JAKARTA, KOMPAS.com - Pemerintah menerbitkan Surat Keputusan Bersama (SKB) 11 menteri tentang penanganan radikalisme pada Aparatur Sipil Negara (ASN) sejak pertengahan November 2019.
Ada enam menteri yang ikut di dalamnya yaitu, Menteri Pendayagunaan Aparatur Negara dan Reformasi Birokrasi, Menteri Dalam Negeri, Menteri Hukum dan HAM, Menteri Agama, Menteri Pendidikan dan Kebudayaan, dan Menteri Komunikasi dan Informatika.
Selain itu SKB juga melibatkan Badan Intelijen Negara (BIN), Badan Nasional Penanggulangan Terorisme (BNPT), Badan Kepegawaian Negara (BKN), Badan Pembinaan Ideologi Pancasila (BPIP), dan Komisi Aparatur Sipil Negara.
Salah satu poin yang tak boleh dilanggar ASN adalah memberikan pendapat lisan maupun tulisan di media sosial yang bermuatan ujaran kebencian terhadap Pancasila, UUD 1945, Bhinneka Tunggal Ika, NKRI, dan pemerintah.
Baca juga: Istana Ingatkan, Ada Aturan Main jika ASN Ingin Kritik Pemerintah
Artinya, pemerintah memiliki perhatian yang serius terhadap para ASN agar tak mudah terpapar radikalisme dan menyebarkan ujaran kebencian.
Namun, penerapan SKB 11 menteri ini perlu dilakukan dengan berhati-hati dan memiliki tolak ukur yang tepat.
SKB 11 menteri ini dikritik oleh DPR baik dari fraksi partai pendukung dan di luar pemerintah, karena dianggap bertentangan dengan semangat reformasi yang terus dinyalakan oleh Presiden Joko Widodo.
Partai Gerindra menilai, SKB 11 menteri kurang tepat bagi demokrasi, terutama kebebasan berpendapat dan kebebasan menentukan sikap dalam pemerintahan Joko Widodo-Ma'ruf.
Ketua DPP Partai Partai Gerindra Sodik Mujahid mengatakan, terbitnya SKB 11 menteri seperti menuju pada kemunduran dalam pemerintahan Jokowi-Ma'ruf.
"Ini sesuatu yang harus kita waspadai.
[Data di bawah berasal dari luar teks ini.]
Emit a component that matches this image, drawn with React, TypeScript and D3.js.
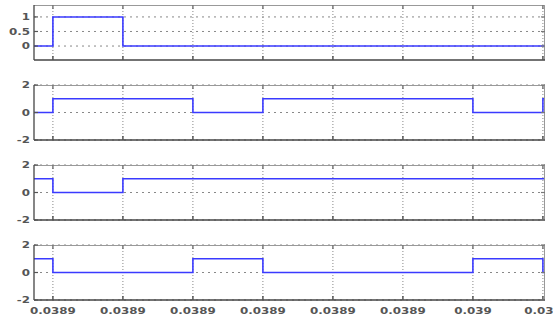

Sebuah kemunduran dari rezim ini menuju ke rezim yang selama ini dengan yang katanya kita gulingkan," kata Sodik di Kompleks Parlemen, Senayan, Jakarta, Senin (25/11/2019).
Baca juga: Kritik Gerindra atas SKB 11 Menteri: Kemunduran Rezim...
Sodik memahami, peraturan tersebut untuk membentuk profesionalitas para ASN. Namun, kata dia, peraturan tersebut dapat menghambat kerja ASN.
Selain itu, Sodik mengatakan, pemerintah tak perlu membuat peraturan tersebut di lembaga informal. Sebaiknya, kata dia, pemerintah melakukan penguatan pada kinerja intelijen.
"Ini sebuah tindakan represif ya saya kira. Seharusnya tidak usah dengan kelembagaan formal ini. Cukup dengan penguatan intelijen, cukup dengan penguatan aparat keamanan," ujar dia.